As the climate crisis worsens, there is an increasingly urgent need to not only make significant changes to our societies and economies but to innovate and create new solutions to curb emissions such as carbon dioxide (CO2). That’s exactly what GE is seeking to do in a new DOE-backed research project—called AIR2CO2 Contactor—in partnership with UC Berkeley and the University of South Alabama. Together, the partners are using 3D printing to develop a system for capturing CO2 from the air.
To span two years, the AIR2CO2 research project is being led by a team from GE Research as well as chemists and engineers from the two partner universities. The U.S. Department of Energy has put up $1.5 million for the project, while GE and its partners are providing $500,000 for a total of $2 million. The aim of the project is to develop a technology capable of capturing CO2 emissions directly from the air using a combination of heat exchanger technology and sorbent materials.
Interestingly, the team is also working on a research project that will use a similar technology to extract water from the air to provide potable water for soldiers and troops in the field. This project, called AIR2WATER, is being undertaken in collaboration with the Defense Advanced Research Projects Agency (DARPA) and also relies on a combination of heat exchange and advanced materials.
“We’re combining GE’s extensive knowledge in materials, thermal management and 3D printing technologies with UC Berkeley’s world-class expertise in sorbent materials development and the University of South Alabama’s and sorption modeling and testing to design a novel system for removing carbon dioxide from the air,” explained David Moore, the Principal Investigator and Technology Manager for Material Physics and Chemistry at GE Research. “Through this project, we’re aiming to demonstrate the feasibility of a system that could become a future large-scale, economical solution for widespread decarbonization of the energy sector.”
Specifically, GE Research will leverage its extensive knowledge of power turbine and jet engine systems—which require sophisticated heat exchange systems—to develop the CO2-capturing technology.

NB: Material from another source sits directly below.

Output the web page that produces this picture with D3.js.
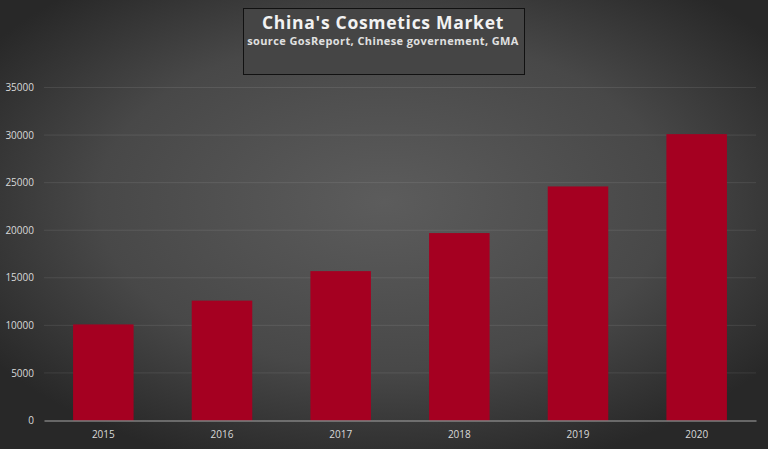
<!DOCTYPE html>
<html><head><meta charset="utf-8">
<script src="https://cdn.jsdelivr.net/npm/d3@7"></script>
<style>html,body{margin:0;padding:0;background:#333;overflow:hidden}</style>
</head><body>
<svg id="c" width="768" height="449"></svg>
<script>
const years = ["2015","2016","2017","2018","2019","2020"];
const values = [10100, 12600, 15700, 19700, 24600, 30100];
const yTicks = [0,5000,10000,15000,20000,25000,30000,35000];
const title = "China's Cosmetics Market";
const subtitle = "source GosReport, Chinese governement, GMA";

const W = 768, H = 449;
const m = {left:44, right:12, top:87.5, bottom:28.5};
const svg = d3.select("#c");
const defs = svg.append("defs");
const rg = defs.append("radialGradient").attr("id","bg").attr("cx","50%").attr("cy","45%").attr("r","62%");
rg.append("stop").attr("offset","0%").attr("stop-color","#5c5c5c");
rg.append("stop").attr("offset","60%").attr("stop-color","#484848");
rg.append("stop").attr("offset","100%").attr("stop-color","#282828");
svg.append("rect").attr("width",W).attr("height",H).attr("fill","url(#bg)");

const x = d3.scaleBand().domain(years).range([m.left, W-m.right]).paddingInner(0.49).paddingOuter(0.245);
const y = d3.scaleLinear().domain([0,35000]).range([H-m.bottom, m.top]);

// gridlines
svg.append("g").selectAll("line").data(yTicks.filter(d=>d>0)).join("line")
  .attr("x1",m.left).attr("x2",W-m.right)
  .attr("y1",d=>y(d)).attr("y2",d=>y(d))
  .attr("stroke","#ffffff").attr("stroke-opacity",0.09).attr("stroke-width",1);

// bars
svg.append("g").selectAll("rect").data(values).join("rect")
  .attr("x",(d,i)=>x(years[i])).attr("width",x.bandwidth())
  .attr("y",d=>y(d)).attr("height",d=>y(0)-y(d))
  .attr("fill","#a50021");

// y axis
const ya = svg.append("g").attr("transform",`translate(${m.left},0)`)
  .call(d3.axisLeft(y).tickValues(yTicks).tickSize(0).tickPadding(10).tickFormat(d3.format("d")));
ya.select(".domain").remove();
ya.selectAll("text").attr("fill","#d9d9d9").style("font-family","'Open Sans', sans-serif").style("font-size","10px");

// x axis
const xa = svg.append("g").attr("transform",`translate(0,${y(0)})`)
  .call(d3.axisBottom(x).tickSize(0).tickPadding(10));
xa.select(".domain").attr("stroke","#a6a6a6").attr("stroke-width",1.2);
xa.selectAll("text").attr("fill","#d9d9d9").style("font-family","'Open Sans', sans-serif").style("font-size","10px");

// title box
svg.append("rect").attr("x",243.5).attr("y",8.5).attr("width",281).attr("height",66)
  .attr("fill","#454545").attr("stroke","#111").attr("stroke-width",1);
svg.append("text").attr("x",383).attr("y",29).attr("text-anchor","middle")
  .attr("fill","#f2f2f2").style("font-family","'Open Sans', sans-serif").style("font-weight","bold").style("font-size","17.5px")
  .style("letter-spacing","0.7px").text(title);
svg.append("text").attr("x",383).attr("y",45).attr("text-anchor","middle")
  .attr("fill","#e0e0e0").style("font-family","'Open Sans', sans-serif").style("font-weight","bold").style("font-size","11px")
  .style("letter-spacing","0.4px").text(subtitle);
</script>
</body></html>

Notably, the company will also use metal additive manufacturing in the design and development of a novel heat exchange structure. UC Berkeley’s research team, for its part, will bring to the table its unique knowledge of sorbent materials, which are capable of extracting elements from the air around us. This team is led by Omar Yaghi, a renowned Professor of Chemistry.
“Since the first crystallization and proof of porosity of metal-organic frameworks in 1995 and 1998, respectively, we have been continually developing their chemistry and design on the atomic/molecular scale,” Yaghi elaborated. “Teaming with GE on applying these materials in carbon dioxide capture is therefore a timely and most fortunate collaboration to address one of the most pressing problems facing our planet.”

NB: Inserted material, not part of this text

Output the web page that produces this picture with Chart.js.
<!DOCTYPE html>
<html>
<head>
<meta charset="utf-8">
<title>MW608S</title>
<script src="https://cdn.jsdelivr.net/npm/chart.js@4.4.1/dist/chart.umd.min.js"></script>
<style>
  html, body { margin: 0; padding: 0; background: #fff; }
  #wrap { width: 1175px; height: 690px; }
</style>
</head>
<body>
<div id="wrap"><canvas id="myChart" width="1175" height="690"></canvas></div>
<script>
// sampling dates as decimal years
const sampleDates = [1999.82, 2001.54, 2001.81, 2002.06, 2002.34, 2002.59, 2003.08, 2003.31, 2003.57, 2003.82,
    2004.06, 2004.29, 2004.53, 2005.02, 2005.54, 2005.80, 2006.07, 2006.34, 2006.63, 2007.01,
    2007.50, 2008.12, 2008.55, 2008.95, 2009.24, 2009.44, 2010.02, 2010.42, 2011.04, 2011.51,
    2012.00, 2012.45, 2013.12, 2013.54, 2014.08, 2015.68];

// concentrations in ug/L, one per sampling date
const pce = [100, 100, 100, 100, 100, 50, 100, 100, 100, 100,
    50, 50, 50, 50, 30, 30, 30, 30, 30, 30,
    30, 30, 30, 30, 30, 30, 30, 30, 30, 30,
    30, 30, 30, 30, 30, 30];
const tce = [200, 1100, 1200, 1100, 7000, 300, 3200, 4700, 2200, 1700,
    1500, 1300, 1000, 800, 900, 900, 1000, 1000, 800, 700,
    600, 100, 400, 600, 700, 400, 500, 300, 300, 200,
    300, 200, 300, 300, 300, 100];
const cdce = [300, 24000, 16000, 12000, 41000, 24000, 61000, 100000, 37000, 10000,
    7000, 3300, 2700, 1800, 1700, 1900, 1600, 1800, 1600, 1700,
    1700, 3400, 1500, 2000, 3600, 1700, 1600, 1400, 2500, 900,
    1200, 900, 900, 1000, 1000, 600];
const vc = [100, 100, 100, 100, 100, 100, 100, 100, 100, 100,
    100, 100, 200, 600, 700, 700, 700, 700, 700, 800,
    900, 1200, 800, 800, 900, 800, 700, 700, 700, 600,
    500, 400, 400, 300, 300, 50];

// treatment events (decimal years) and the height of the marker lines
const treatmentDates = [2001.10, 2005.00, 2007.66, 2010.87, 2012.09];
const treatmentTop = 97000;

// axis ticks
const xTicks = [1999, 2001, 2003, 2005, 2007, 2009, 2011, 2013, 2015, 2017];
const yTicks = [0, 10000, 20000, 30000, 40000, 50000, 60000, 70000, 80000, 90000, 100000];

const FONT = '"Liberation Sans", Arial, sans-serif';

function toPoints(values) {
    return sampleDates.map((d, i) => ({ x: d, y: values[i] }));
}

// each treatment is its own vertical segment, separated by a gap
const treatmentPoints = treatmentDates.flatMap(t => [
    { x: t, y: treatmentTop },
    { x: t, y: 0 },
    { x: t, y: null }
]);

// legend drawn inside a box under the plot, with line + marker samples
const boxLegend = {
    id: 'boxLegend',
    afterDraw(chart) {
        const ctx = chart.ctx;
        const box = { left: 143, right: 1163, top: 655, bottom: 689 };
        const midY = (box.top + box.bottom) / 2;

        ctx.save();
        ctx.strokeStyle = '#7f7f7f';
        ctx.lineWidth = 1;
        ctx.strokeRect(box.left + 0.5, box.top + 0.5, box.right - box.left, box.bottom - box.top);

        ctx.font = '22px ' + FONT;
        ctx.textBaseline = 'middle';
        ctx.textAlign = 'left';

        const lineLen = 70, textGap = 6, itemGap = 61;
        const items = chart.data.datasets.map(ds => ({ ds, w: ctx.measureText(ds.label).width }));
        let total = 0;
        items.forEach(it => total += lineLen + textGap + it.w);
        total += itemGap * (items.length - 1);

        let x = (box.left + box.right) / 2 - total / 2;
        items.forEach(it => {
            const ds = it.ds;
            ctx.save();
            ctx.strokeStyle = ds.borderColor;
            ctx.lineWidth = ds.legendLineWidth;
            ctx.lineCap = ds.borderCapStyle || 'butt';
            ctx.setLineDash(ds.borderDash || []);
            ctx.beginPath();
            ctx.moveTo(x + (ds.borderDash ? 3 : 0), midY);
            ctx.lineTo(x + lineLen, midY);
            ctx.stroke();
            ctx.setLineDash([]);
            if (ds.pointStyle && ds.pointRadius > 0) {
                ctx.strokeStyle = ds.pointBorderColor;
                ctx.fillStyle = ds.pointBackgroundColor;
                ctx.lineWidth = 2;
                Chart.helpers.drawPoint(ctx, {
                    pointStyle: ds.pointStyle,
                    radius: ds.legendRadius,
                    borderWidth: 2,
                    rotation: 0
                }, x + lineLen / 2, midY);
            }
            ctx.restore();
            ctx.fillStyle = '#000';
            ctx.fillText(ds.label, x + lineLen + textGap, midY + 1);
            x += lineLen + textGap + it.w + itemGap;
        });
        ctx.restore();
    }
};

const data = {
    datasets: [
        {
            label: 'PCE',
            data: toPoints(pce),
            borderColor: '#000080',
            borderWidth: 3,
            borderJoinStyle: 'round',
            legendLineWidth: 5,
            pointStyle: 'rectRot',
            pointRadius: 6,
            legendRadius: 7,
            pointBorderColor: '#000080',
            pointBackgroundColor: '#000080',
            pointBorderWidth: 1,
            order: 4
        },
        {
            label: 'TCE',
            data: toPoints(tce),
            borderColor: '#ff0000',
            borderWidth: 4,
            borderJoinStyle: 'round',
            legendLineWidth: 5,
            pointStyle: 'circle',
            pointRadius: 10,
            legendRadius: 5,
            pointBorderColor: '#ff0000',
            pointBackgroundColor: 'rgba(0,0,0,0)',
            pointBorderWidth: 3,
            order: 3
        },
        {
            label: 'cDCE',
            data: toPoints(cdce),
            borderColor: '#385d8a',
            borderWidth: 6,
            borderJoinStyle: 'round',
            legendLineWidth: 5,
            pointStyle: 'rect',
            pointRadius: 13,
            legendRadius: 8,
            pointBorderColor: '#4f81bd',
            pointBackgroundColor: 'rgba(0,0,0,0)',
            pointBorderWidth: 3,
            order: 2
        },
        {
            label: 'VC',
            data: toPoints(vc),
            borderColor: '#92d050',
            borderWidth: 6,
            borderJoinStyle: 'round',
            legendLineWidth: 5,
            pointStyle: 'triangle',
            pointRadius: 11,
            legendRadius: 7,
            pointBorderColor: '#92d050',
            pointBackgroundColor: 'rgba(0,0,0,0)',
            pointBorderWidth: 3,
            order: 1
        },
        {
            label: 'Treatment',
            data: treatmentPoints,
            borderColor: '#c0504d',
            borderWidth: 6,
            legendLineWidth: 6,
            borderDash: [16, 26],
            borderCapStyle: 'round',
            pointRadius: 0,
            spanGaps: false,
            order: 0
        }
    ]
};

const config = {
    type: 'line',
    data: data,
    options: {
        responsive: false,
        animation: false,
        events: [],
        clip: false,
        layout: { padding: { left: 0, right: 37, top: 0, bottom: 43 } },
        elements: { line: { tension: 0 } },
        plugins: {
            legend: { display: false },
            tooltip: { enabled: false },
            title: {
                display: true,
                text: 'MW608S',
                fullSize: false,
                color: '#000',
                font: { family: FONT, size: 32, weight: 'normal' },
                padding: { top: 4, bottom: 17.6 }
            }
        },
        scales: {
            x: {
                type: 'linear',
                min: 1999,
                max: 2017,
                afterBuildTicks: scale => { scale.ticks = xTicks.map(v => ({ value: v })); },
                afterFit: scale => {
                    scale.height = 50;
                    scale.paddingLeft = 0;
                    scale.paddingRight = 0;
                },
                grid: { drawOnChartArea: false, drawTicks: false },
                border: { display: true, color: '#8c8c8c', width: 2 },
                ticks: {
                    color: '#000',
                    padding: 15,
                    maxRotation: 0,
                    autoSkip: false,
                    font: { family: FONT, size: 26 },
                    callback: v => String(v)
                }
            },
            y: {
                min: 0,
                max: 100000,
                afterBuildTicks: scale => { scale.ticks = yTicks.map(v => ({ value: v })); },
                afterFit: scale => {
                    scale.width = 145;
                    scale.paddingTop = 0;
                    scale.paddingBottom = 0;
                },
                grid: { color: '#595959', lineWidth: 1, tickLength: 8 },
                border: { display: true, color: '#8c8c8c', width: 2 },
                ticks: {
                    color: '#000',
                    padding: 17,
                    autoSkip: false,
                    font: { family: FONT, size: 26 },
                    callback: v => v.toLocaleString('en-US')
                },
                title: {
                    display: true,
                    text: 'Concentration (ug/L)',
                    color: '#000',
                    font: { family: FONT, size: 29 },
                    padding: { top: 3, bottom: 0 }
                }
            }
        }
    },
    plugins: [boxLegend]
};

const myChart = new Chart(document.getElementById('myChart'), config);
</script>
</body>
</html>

Led by Professor Grant Glover, the team from the University of South Alabama will play a critical role in choosing the materials for the heat exchange system, with a particular focus on MOFs. As he explains: “Metal Organic Frameworks (MOFs) provide an exciting opportunity to design materials to separate gases. With the opportunity to pair these insights with the GE team that has expertise in manufacturing and product development, the possibilities of what we can bring to CO2 capture are quite exciting.”
The AIR2CO2 research project, which is part of GE’s broader mission to achieve a zero carbon energy future, was one of four recently announced projects to receive funding from the DOE for air capture technology.